__TASK INPUT__

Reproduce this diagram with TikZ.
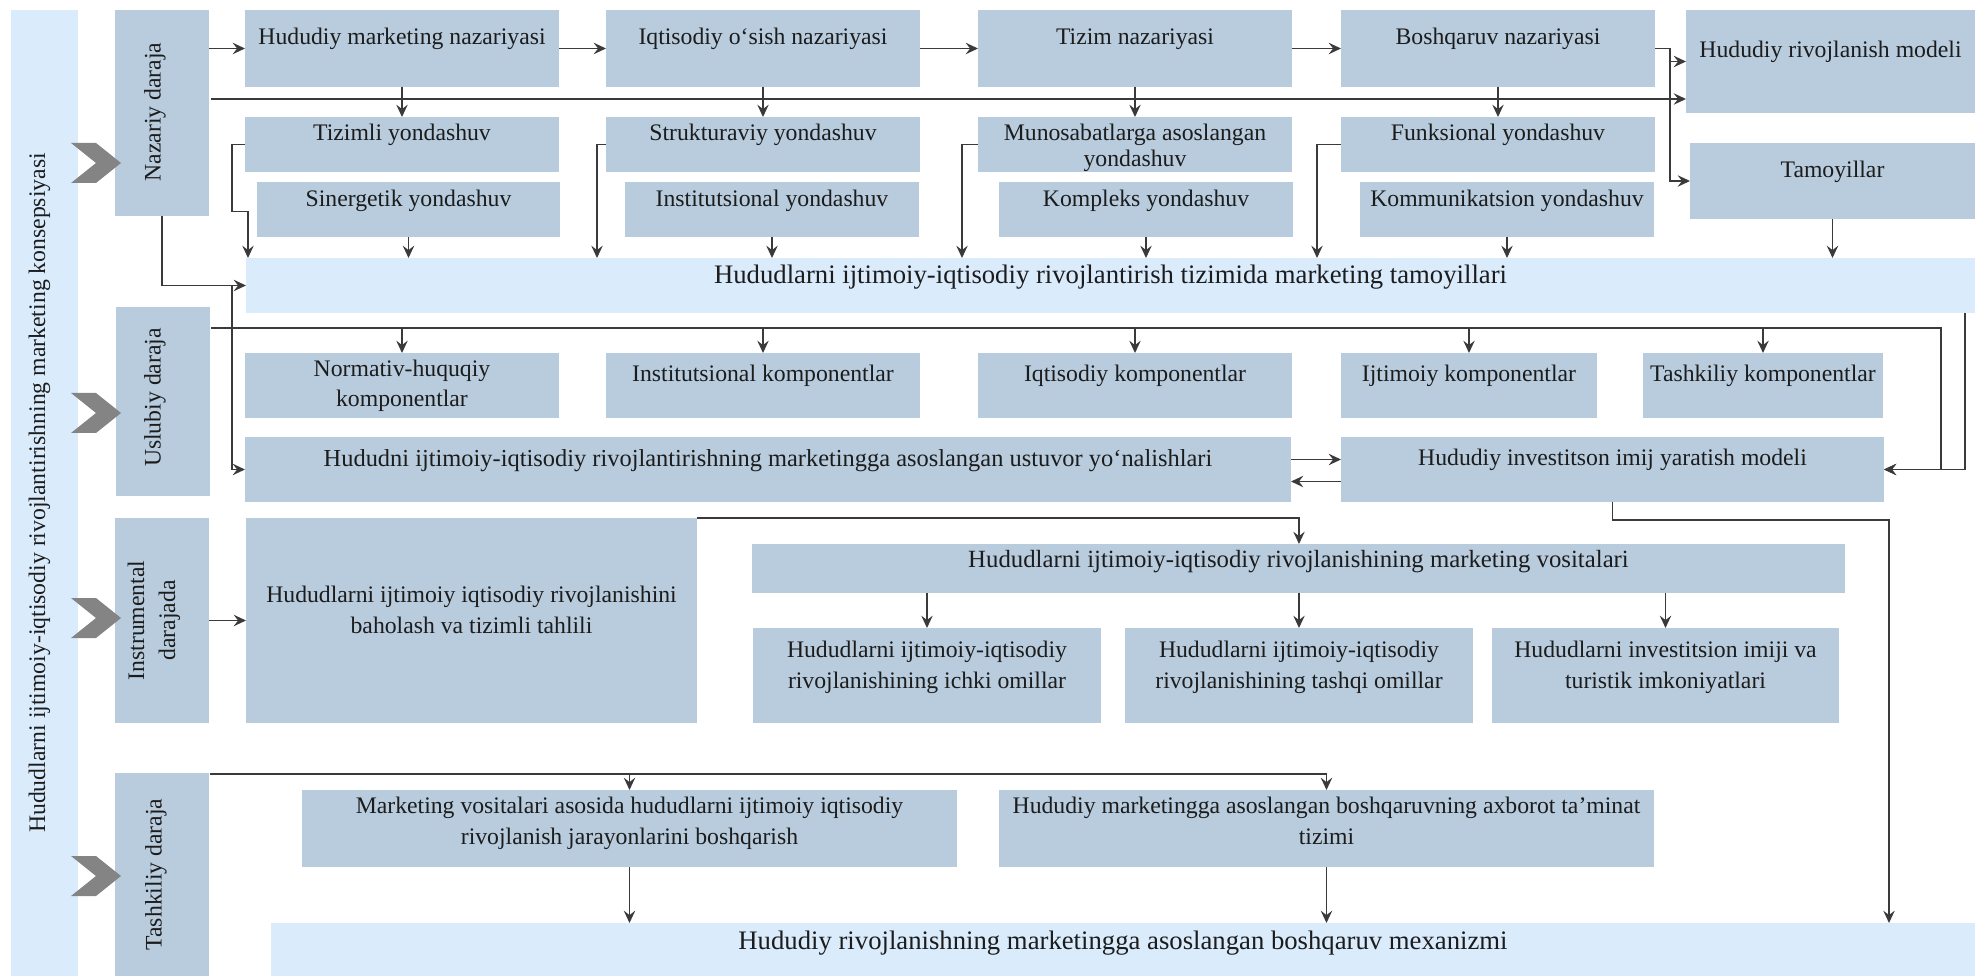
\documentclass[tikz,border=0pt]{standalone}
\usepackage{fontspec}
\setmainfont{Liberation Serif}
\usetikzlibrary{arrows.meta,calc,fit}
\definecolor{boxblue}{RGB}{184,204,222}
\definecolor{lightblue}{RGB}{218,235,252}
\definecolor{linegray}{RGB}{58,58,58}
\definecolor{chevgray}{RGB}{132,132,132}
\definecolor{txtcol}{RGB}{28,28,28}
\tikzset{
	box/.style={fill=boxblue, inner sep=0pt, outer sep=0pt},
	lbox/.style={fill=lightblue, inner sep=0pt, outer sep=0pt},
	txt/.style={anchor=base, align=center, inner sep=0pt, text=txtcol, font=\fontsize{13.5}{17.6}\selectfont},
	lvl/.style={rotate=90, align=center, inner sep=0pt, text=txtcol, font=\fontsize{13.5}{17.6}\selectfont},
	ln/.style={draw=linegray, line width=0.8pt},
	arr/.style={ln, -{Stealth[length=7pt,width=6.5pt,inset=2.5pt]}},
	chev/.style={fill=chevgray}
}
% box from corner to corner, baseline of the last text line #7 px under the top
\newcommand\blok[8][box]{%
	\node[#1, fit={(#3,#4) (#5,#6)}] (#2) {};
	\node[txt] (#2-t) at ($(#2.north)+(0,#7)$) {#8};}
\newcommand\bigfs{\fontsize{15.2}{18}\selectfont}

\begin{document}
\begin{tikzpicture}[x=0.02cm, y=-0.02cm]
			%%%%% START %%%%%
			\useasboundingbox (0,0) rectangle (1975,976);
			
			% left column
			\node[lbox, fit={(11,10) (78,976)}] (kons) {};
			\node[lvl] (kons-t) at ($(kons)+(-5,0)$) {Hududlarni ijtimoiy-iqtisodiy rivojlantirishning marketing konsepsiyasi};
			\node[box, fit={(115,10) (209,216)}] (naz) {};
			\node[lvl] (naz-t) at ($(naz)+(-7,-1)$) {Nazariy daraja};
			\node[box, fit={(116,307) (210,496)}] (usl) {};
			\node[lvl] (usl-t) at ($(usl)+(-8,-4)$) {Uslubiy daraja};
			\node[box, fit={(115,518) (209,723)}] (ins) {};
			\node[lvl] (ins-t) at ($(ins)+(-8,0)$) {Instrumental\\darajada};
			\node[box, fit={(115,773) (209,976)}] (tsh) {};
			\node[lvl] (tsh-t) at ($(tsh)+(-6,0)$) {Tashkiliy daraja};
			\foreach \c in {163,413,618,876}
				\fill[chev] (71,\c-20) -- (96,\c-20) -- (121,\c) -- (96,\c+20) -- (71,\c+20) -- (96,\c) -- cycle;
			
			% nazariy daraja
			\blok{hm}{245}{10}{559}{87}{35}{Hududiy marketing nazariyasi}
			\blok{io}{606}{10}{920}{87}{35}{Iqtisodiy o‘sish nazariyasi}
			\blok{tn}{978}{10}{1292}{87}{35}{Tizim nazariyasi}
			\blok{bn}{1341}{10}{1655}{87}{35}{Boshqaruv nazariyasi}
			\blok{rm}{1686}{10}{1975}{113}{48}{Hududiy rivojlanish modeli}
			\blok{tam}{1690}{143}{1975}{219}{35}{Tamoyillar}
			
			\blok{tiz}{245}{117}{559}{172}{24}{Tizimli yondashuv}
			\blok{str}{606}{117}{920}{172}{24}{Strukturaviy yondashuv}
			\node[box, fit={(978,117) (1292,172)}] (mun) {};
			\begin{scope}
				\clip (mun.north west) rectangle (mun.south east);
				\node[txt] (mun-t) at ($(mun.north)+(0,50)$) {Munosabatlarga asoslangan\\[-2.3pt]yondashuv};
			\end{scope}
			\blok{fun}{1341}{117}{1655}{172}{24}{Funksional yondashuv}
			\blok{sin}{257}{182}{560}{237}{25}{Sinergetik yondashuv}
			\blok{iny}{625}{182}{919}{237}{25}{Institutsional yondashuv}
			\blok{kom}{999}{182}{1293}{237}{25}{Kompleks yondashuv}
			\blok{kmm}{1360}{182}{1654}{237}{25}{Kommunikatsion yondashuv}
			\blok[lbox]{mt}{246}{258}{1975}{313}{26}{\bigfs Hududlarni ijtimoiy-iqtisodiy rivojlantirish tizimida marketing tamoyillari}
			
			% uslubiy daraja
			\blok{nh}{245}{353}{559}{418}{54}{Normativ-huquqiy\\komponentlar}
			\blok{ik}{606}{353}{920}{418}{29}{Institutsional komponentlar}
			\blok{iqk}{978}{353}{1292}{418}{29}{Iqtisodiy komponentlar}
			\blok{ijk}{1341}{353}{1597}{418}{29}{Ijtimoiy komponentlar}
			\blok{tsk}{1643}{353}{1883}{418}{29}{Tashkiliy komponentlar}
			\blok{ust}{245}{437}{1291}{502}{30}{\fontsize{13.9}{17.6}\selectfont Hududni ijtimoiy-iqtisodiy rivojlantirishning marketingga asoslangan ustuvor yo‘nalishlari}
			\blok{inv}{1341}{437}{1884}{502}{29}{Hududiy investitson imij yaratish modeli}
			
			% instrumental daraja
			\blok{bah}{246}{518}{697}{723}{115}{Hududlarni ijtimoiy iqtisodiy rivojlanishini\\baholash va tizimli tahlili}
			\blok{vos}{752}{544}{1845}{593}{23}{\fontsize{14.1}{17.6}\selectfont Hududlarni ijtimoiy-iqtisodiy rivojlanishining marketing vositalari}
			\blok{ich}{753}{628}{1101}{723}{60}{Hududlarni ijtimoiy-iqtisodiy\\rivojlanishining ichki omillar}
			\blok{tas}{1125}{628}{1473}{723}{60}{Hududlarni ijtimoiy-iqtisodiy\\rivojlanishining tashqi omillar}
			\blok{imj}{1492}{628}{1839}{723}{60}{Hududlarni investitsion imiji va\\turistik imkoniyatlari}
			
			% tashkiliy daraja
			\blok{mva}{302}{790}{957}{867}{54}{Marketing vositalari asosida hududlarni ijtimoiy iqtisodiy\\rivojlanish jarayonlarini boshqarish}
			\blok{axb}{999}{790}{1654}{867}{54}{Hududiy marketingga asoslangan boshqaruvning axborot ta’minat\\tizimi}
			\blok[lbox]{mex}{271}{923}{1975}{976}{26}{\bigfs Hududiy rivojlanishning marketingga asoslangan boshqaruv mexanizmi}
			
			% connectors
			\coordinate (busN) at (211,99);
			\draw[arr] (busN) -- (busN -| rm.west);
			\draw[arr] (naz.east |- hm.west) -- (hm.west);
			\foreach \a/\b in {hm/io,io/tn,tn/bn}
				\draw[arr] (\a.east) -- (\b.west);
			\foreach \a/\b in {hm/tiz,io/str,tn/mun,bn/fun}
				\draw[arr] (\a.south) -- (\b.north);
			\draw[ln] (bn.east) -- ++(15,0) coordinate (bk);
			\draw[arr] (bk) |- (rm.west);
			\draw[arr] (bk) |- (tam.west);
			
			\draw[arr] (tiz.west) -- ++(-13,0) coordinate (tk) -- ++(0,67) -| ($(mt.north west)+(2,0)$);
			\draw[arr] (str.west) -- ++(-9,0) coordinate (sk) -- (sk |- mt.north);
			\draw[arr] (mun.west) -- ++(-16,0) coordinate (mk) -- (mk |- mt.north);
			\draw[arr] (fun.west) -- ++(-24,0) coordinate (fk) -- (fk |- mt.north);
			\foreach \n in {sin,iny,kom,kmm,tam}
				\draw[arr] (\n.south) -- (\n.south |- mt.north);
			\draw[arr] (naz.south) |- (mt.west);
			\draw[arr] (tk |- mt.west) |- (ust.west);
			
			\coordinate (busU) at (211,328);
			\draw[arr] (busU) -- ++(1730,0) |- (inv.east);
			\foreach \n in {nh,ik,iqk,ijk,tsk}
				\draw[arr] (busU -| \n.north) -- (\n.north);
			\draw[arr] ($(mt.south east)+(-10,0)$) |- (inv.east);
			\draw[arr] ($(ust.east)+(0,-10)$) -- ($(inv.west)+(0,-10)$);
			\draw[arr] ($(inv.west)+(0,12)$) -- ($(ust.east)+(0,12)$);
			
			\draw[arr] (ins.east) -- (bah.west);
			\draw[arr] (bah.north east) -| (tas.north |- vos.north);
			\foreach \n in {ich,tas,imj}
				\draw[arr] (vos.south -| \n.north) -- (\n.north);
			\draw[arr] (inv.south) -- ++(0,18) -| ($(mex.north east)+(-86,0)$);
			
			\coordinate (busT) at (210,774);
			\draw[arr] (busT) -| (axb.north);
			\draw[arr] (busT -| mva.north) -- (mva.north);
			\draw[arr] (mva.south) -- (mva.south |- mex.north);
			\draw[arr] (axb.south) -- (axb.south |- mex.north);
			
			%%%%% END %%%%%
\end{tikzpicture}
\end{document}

---

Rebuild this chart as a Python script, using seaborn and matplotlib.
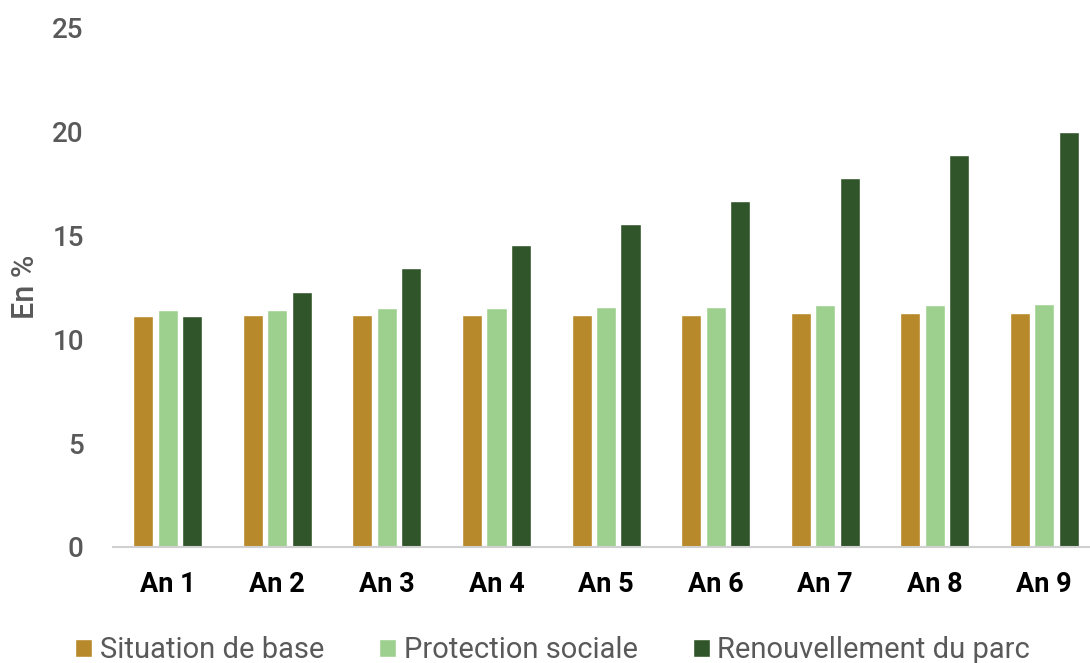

__WHAT YOU ARE ASKED TO DO__
Copy only the lines above from the one containing "Reproduce this diagram with TikZ." through the one containing "(96,\c) -- cycle;", both included. Leave out the pictures.

__REPLY__
Reproduce this diagram with TikZ.
\documentclass[tikz,border=0pt]{standalone}
\usepackage{fontspec}
\setmainfont{Liberation Serif}
\usetikzlibrary{arrows.meta,calc,fit}
\definecolor{boxblue}{RGB}{184,204,222}
\definecolor{lightblue}{RGB}{218,235,252}
\definecolor{linegray}{RGB}{58,58,58}
\definecolor{chevgray}{RGB}{132,132,132}
\definecolor{txtcol}{RGB}{28,28,28}
\tikzset{
	box/.style={fill=boxblue, inner sep=0pt, outer sep=0pt},
	lbox/.style={fill=lightblue, inner sep=0pt, outer sep=0pt},
	txt/.style={anchor=base, align=center, inner sep=0pt, text=txtcol, font=\fontsize{13.5}{17.6}\selectfont},
	lvl/.style={rotate=90, align=center, inner sep=0pt, text=txtcol, font=\fontsize{13.5}{17.6}\selectfont},
	ln/.style={draw=linegray, line width=0.8pt},
	arr/.style={ln, -{Stealth[length=7pt,width=6.5pt,inset=2.5pt]}},
	chev/.style={fill=chevgray}
}
% box from corner to corner, baseline of the last text line #7 px under the top
\newcommand\blok[8][box]{%
	\node[#1, fit={(#3,#4) (#5,#6)}] (#2) {};
	\node[txt] (#2-t) at ($(#2.north)+(0,#7)$) {#8};}
\newcommand\bigfs{\fontsize{15.2}{18}\selectfont}

\begin{document}
\begin{tikzpicture}[x=0.02cm, y=-0.02cm]
			%%%%% START %%%%%
			\useasboundingbox (0,0) rectangle (1975,976);
			
			% left column
			\node[lbox, fit={(11,10) (78,976)}] (kons) {};
			\node[lvl] (kons-t) at ($(kons)+(-5,0)$) {Hududlarni ijtimoiy-iqtisodiy rivojlantirishning marketing konsepsiyasi};
			\node[box, fit={(115,10) (209,216)}] (naz) {};
			\node[lvl] (naz-t) at ($(naz)+(-7,-1)$) {Nazariy daraja};
			\node[box, fit={(116,307) (210,496)}] (usl) {};
			\node[lvl] (usl-t) at ($(usl)+(-8,-4)$) {Uslubiy daraja};
			\node[box, fit={(115,518) (209,723)}] (ins) {};
			\node[lvl] (ins-t) at ($(ins)+(-8,0)$) {Instrumental\\darajada};
			\node[box, fit={(115,773) (209,976)}] (tsh) {};
			\node[lvl] (tsh-t) at ($(tsh)+(-6,0)$) {Tashkiliy daraja};
			\foreach \c in {163,413,618,876}
				\fill[chev] (71,\c-20) -- (96,\c-20) -- (121,\c) -- (96,\c+20) -- (71,\c+20) -- (96,\c) -- cycle;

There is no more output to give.